Most agents Hurlbut worked with had no real cop-on-the-beat experience and “no idea of what’s involved in the use of force and violent confrontations.”  Agents could even seem inept when conducting surveillance, supposedly an FBI specialty.  Hurlbut recalled seeing agents at the San Pedro docks on stakeout, “wearing suits in an unmarked car festooned with antennae.”  He is not particularly impressed with the FBI’s National Academy, either.  Although the FBI refers to the academy as the “West Point” of law enforcement, he considers the course there “very general and basic.”  Because of differences of opinion with the FBI in the days of Chief Parker, the LAPD was not eager to send its officers to the Bureau’s academy.  Moreover, the LAPD thought that it had developed, under Chief Parker, the finest police academy in the world.  This remained the department’s attitude into the 1980’s, well past Chief Parker’s death in 1966.  What J. Edgar Hoover was to the FBI, William H. Parker was to the LAPD.  He ran the LAPD like a military command.  Some said he ran the city.  There was bound to be friction with the feds.

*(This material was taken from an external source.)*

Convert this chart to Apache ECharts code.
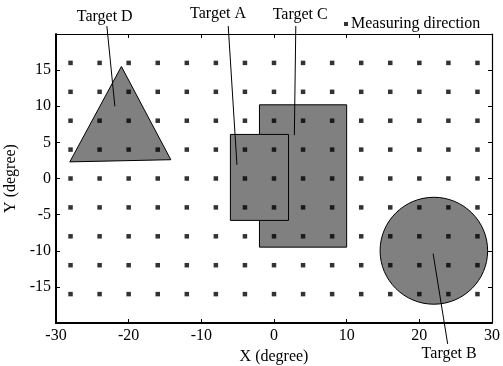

Hurlbut and other retired LAPD officers told me that what the feds have in abundance are funds and resources that local police agencies cannot begin to match.  However, these very funds and resources are often used as weapons to force local police to comply and conform to federal demands and practices.  Listening to the cops reminded me of President Jimmy Carter holding back highway funds for states that would not set their maximum speed limits at 55 mph or erect highway signs with distances in kilometers.

Although there is certainly a need for federal law-enforcement agencies, the federalizing of many crimes and the expansion of federal jurisdiction often results in less effective and more expensive policing and, more importantly, the loss of local control and American liberty.  San Joaquin County Sheriff Tom Cunningham may have been on to something.